Оседлать тигра - Эвола Юлиус (читать книги онлайн без регистрации txt) 📗
Отчасти подобные темы позднее продолжил развивать сюрреализм с его отказом подгонять жизнь под «смехотворные условия всякого существования здесь внизу». Этот путь до самого конца, ознаменованного самоубийством, прошли такие сюрреалисты, как Ваше, Кревель и Риго (Vache, Crevel, Rigault), последний из которых бросил вызов своим единомышленникам, обвинив их в неспособности совершить какой-либо поступок вне рамок литературы и поэзии. Наконец, когда ещё молодой Бретон заявил, что самым простым сюрреалистическим актом было бы выйти на улицу и застрелить случайного прохожего, он просто предвосхитил то, что после Второй мировой войны осуществили отдельные представители новых поколений. Отказавшись от самоубийства как способа радикального решения проблемы смысла жизни для метафизически одинокого человека, они перешли от слов к делу, желая обрести единственно возможный смысл посредством абсурдных и разрушительных акций.
После очередной тяжелейшей травмы, нанесенной Второй мировой войной со всеми её последствиями, и краха новой системы мнимых ценностей, подобные настроения охватили целое поколение, названное сгоревшим или потерянным, которое, несмотря на изрядную долю фальшивости, показухи и карикатурности, присущих их поведению, стало живым знамением времени. И хотя это явление имело сравнительно локальный характер, оно ничуть не утратило своей типичности.
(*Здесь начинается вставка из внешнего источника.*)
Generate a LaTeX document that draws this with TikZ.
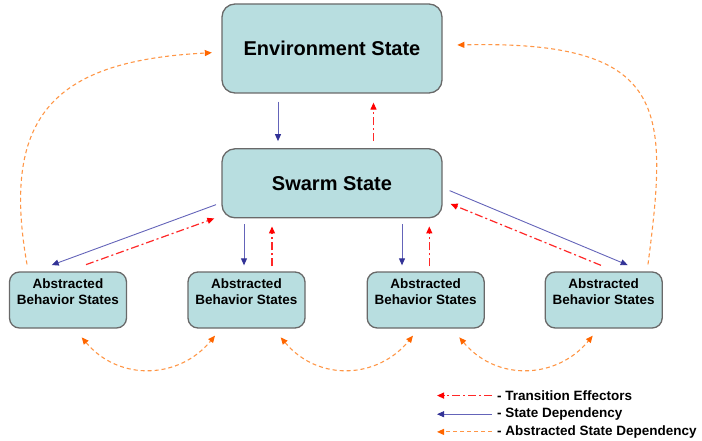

Первым делом здесь можно вспомнить так называемых «бунтарей без знамени», young angry man, с их яростью и агрессивностью, направленных против мира, где они чувствовали себя чужаками, уже не находя в нём никакого смысла и никакой ценности, достойных того, чтобы за них сражаться или хотя бы способных воодушевить на борьбу. Как уже говорилось, это стало признаком исчезновения из мира «умершего Бога» прежних форм бунта, в основе которых, несмотря ни на что, сохранялась — как в том же утопическом анархизме — убеждение в необходимости бороться за правое дело, которое можно отстаивать ценой любых разрушений и ради которого можно пожертвовать собственной жизнью. Если прежде «нигилизм» был отрицанием неких конкретных ценностей, присущих данному мироустройству и обществу, которые следовало уничтожить во имя других ценностей, собственно и толкавших на этот бунт, то его современные формы тяготеют к бунту в чистом виде, к иррациональному мятежу, восстанию «без знамени».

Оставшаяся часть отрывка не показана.